The  Daily Press gave me many golden memories. Climbing through a massage parlor window to interview the girls inside. (I got offered a job, and it would have paid more. A lot more. But Sweeney would never fire me.) Going on wild goose chases, excuse me, wild horse hunts with the Bureau of Land Management. Observing the FBI SWAT team “training” the local police. Hunting for stolen dynamite with a Bureau of Alcohol, Tobacco and Firearms agent. He made me sit in the back of his car with the unhappy suspect, who was very anxious to learn what I was going to write about him in the Daily Press. I told him we'd write about his dog being loose and at large. (Only kidding.) Those halcyon young reporter days of sleep deprivation, hunger, and lunacy were destined to end one winter when the water in my toilet froze solid. It was 40 degrees below zero, and in a flash of clarity I knew I could be just as broke in a better and warmer place.

Eventually I moved to the Washington, D.C., area. I got better and better reporting jobs and my toilet was never in danger of freezing. And I started writing plays, and later, mystery novels. I will swear in court that everything I write is fiction, but “The Case of the Country Club Corpse in Pink” did inspire a scene in my play Remedial Surveillance. Sagebrush, Sweeney, and the Daily Press figure heavily in another, Boom Town Blues, and also in my heroine Lacey Smithsonian's reporting background before her series begins.

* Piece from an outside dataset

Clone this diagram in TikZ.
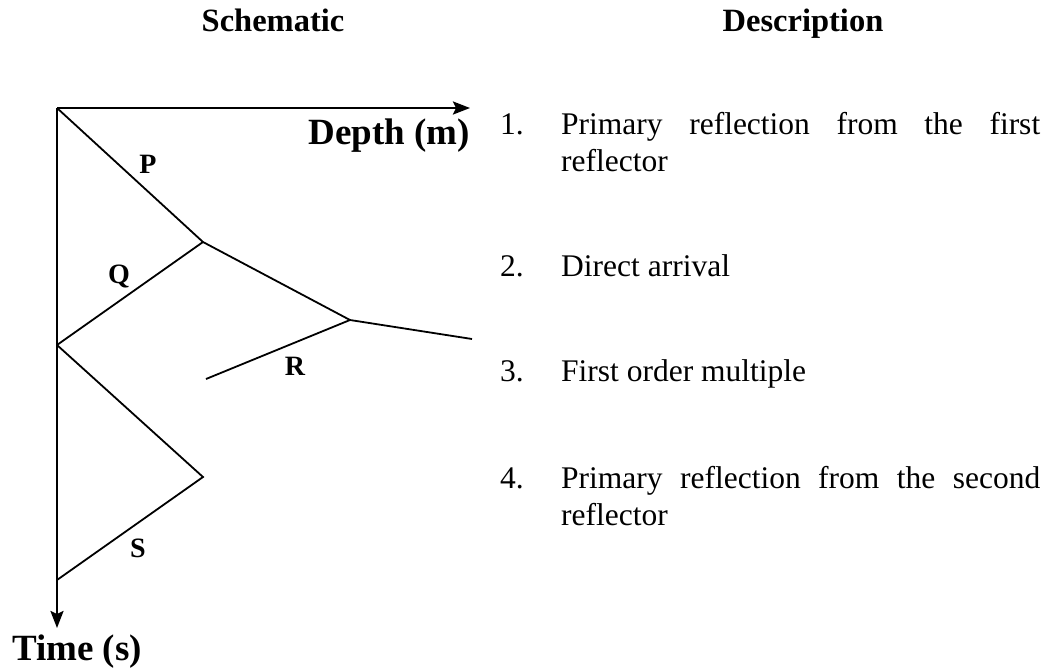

Lacey was a character in my imagination long before she appeared in the  Crime of Fashion  mystery series. For years I carried around in my head the first few lines of Killer Hair and the image of Lacey Smithsonian looking down at a beautiful young woman in a coffin with the worst haircut she'd ever seen. Lacey was amusing and persistent. Luckily she and I got along, because now she’s striding stylishly through her first mysteries in her high heels and her knockout vintage suits, and more of her adventures are on the horizon.

Besides, she had a car and she had a camera, so I said, “You're hired!"